Downloading Data¶

MaveDB provides several ways to download variant effect data, from individual dataset downloads to bulk archive downloads. This page describes the available download methods and output formats.

Individual dataset downloads¶

Each score set page in MaveDB includes download options for the data associated with that record. You can access these by navigating to a score set page and using the download controls.

Score and count data¶

MaveDB allows users to download variant effect score data along with associated count data in CSV (Comma-Separated Values) format.

The downloaded file contains the same data that was uploaded by the submitter, with an additional column for variant URNs that uniquely identify each variant in MaveDB. Users may also choose to include other MaveDB-generated columns in this output, such as mapped variant HGVS strings and VRS identifiers, if available.

Warning

Score and count columns are non-prescriptive and may vary between datasets. Columns may mean different things between datasets, so users should refer to the dataset methods section for details on the specific columns included in each download.

Mapped variants (VRS JSON)¶

MaveDB stores mapped variants using the GA4GH VRS standard for representing genetic variants. For datasets that have been mapped, users may download a JSON file containing all mapped variants associated with the score set. This provides a structured representation of each variant including genomic coordinates, alleles, and reference sequences.

Annotated variants (VA-Spec)¶

MaveDB provides annotated variant data in the VA-Spec format, which builds upon the VRS standard to include additional annotations relevant to variant interpretation. This output includes functional classifications, evidence strengths, and other metadata associated with each variant.

There are three types of VA-Spec objects that MaveDB can provide. Each object type builds on the previous, from raw experimental results to clinical-grade pathogenicity evidence.

Availability is determined per-variant:

Functional Impact Study Results are available for any variant that has been successfully mapped (i.e., has post-mapped genomic coordinates).
Functional Impact Statements additionally require score calibrations on the score set and a non-null score for the variant.
Variant Pathogenicity Statements additionally require calibrations with ACMG/AMP evidence strengths and a non-null score.

For detailed descriptions of each object type, example JSON, and notes on how MaveDB data maps into these standards, see the Data Standards reference page.
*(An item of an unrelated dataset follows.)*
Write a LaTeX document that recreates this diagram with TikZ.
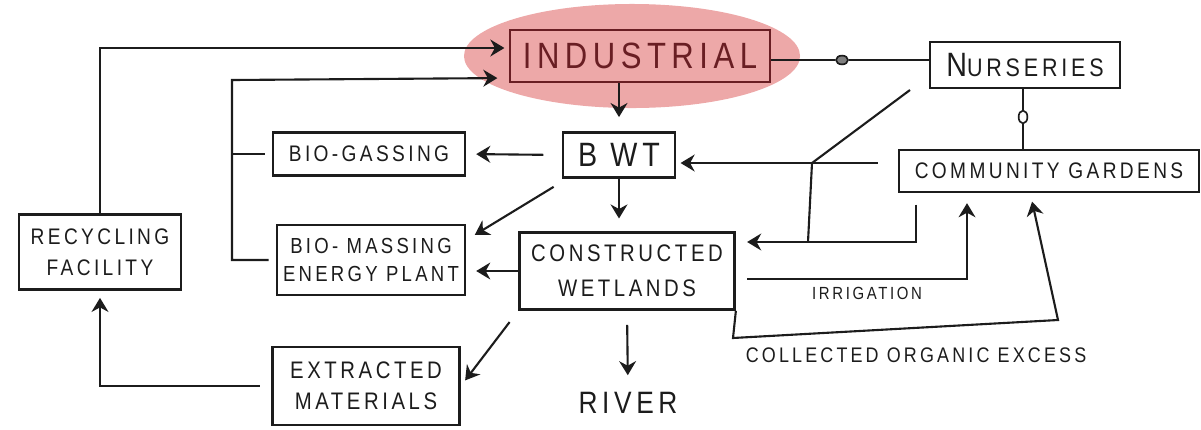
\documentclass[tikz,border=0pt]{standalone}
\usepackage{fontspec}
\newfontfamily\hand[FakeStretch=0.85, LetterSpace=15]{Liberation Sans}
\usetikzlibrary{arrows.meta, shapes.geometric}
\definecolor{ink}{RGB}{28,28,28}
\definecolor{glow}{RGB}{237,168,168}
\definecolor{wine}{RGB}{105,30,35}

\begin{document}
\begin{tikzpicture}[x=0.025cm, y=-0.025cm,
  box/.style={draw=ink, line width=1.9pt, inner sep=0pt,
              align=center, text=ink},
  arr/.style={draw=ink, line width=1.5pt,
              -{Stealth[length=10pt,width=12pt]}, shorten >=3pt},
  wire/.style={draw=ink, line width=1.5pt},
  lbl/.style={text=ink, inner sep=0pt}
]
  \useasboundingbox (0,0) rectangle (1201,429);
  \fill[glow] (632,56) ellipse [x radius=4.2cm, y radius=1.3cm];

  % boxes
  \node[box, draw=wine, text=wine, minimum width=6.5cm, minimum height=1.3cm,
        font={\fontsize{26}{30}\hand}]                (ind)  at (640,56)  {INDUSTRIAL};
  \node[box, minimum width=4.75cm, minimum height=1.15cm] (nur) at (1025,65)
        {{\fontsize{24}{28}\hand N}{\fontsize{18}{22}\hand URSERIES}};
  \node[box, minimum width=7.5cm, minimum height=1.05cm,
        font={\fontsize{16}{20}\hand}]                (cg)   at (1049,171) {COMMUNITY GARDENS};
  \node[box, minimum width=2.8cm, minimum height=1.125cm,
        font={\fontsize{24}{28}\hand}]                (bwt)  at (619,155) {B WT};
  \node[box, minimum width=4.8cm, minimum height=1.075cm,
        font={\fontsize{16}{20}\hand}]                (gas)  at (369,154) {BIO-GASSING};
  \node[box, minimum width=4.7cm, minimum height=1.75cm,
        font={\fontsize{15.5}{20}\hand}]              (mass) at (371,260) {BIO- MASSING\\ENERGY PLANT};
  \node[box, minimum width=4.05cm, minimum height=1.875cm,
        font={\fontsize{16}{22}\hand}]                (rec)  at (100,252) {RECYCLING\\FACILITY};
  \node[box, minimum width=5.375cm, minimum height=1.925cm,
        font={\fontsize{17}{25}\hand}]                (wet)  at (627,271) {CONSTRUCTED\\WETLANDS};
  \node[box, minimum width=4.675cm, minimum height=1.95cm,
        font={\fontsize{17}{22}\hand}]                (ext)  at (366,386) {EXTRACTED\\MATERIALS};
  \node[lbl, font={\fontsize{22}{26}\hand}]           (river) at (628,403) {RIVER};
  \node[lbl, font={\fontsize{12.5}{15}\hand}]         (irr)  at (867,293) {IRRIGATION};
  \node[lbl, font={\fontsize{15}{18}\hand}]           (coll) at (916,355) {COLLECTED ORGANIC EXCESS};

  \node[draw=ink, fill=gray, line width=1.2pt, ellipse, inner sep=0pt,
        minimum width=0.3cm, minimum height=0.22cm]   (dot)  at (842,60) {};
  \node[draw=ink, line width=1.2pt, ellipse, inner sep=0pt,
        minimum width=0.22cm, minimum height=0.32cm]  (ring) at (1023,117) {};

  \coordinate (lp) at (232,80);
  \coordinate (j)  at (812,163);
  \coordinate (k)  at (808,242);
  \coordinate (nd) at (910,90);
  \coordinate (ir) at (967,279);
  \coordinate (c1) at (733,338);
  \coordinate (c2) at (1058,320);
  \coordinate (c3) at (1030,192);

  % connectors
  \draw[arr] (rec.north) |- ([yshift=0.2cm]ind.west);
  \draw[wire, shorten <=5pt] (gas.west) -- (gas.west -| lp);
  \draw[arr, shorten <=5pt, shorten >=8pt] (mass.west) -| (lp) -- ([yshift=-0.55cm]ind.west);
  \draw[arr, shorten >=10pt] (bwt.north |- ind.south) -- (bwt.north);
  \draw[arr, shorten <=13pt, shorten >=7pt] (bwt.west) -- (gas.east);
  \draw[arr, shorten >=7pt] ([xshift=-0.2cm,yshift=-0.2cm]bwt.south west) -- ([yshift=0.5cm]mass.east);
  \draw[arr, shorten >=9pt] (bwt.south) -- (bwt.south |- wet.north);
  \draw[arr, shorten >=7pt] (wet.west) -- (wet.west -| mass.east);
  \draw[arr, shorten <=10pt, shorten >=5pt] (wet.south west) -- (ext.east);
  \draw[arr, shorten <=10pt, shorten >=12pt] (wet.south) -- (river.north);
  \draw[arr, shorten <=8pt, shorten >=5pt] (ext.west) -| (rec.south);
  \draw[wire] (ind.east |- dot) -- (dot) -- (nur.west |- dot);
  \draw[wire] (nur.south -| ring) -- (ring) -- (cg.north -| ring);
  \draw[arr, shorten <=14pt] (cg.west |- j) -- (bwt.east |- j);
  \draw[wire] (nd) -- (j) -- (k);
  \draw[arr, shorten <=8pt, shorten >=8pt] ([xshift=0.45cm]cg.south west) |- (wet.east |- k);
  \draw[arr, shorten <=8pt, shorten >=7pt] (wet.east |- ir) -- (ir) -- (ir |- cg.south);
  \draw[arr, shorten >=7pt] (wet.south east) -- (c1) -- (c2) -- (c3);
\end{tikzpicture}
\end{document}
Bulk downloads via Zenodo¶

A complete set of MaveDB data and metadata is available as a bulk download hosted on Zenodo.

Note

The DOI 10.5281/zenodo.11201736 always resolves to the most recent version of the archive. The archive is updated quarterly.

Archive contents¶

The archive contains:

A single JSON document called main.json that provides the structured metadata for every experiment set, experiment, and score set.
Score set data in .csv format, with separate score and count files for each record as appropriate. Each file is named using the score set URN.

Who should use bulk downloads?¶

Users who need to download a large number of MaveDB datasets are strongly encouraged to use and cite these archival releases, particularly for machine learning or AI-based studies where the associated data needs to be clearly identified for reproducibility.

For users who only need a small number of datasets, we recommend downloading directly from the score set pages or via the API to ensure you have the most up-to-date data and metadata for each record.

Info

Only datasets released using the CC0 public domain license are included in the archive, and CC0 is the license applied to the archive itself. Datasets provided by MaveDB under other licenses (CC BY 4.0 or CC BY-SA 4.0) are not currently included in the bulk download.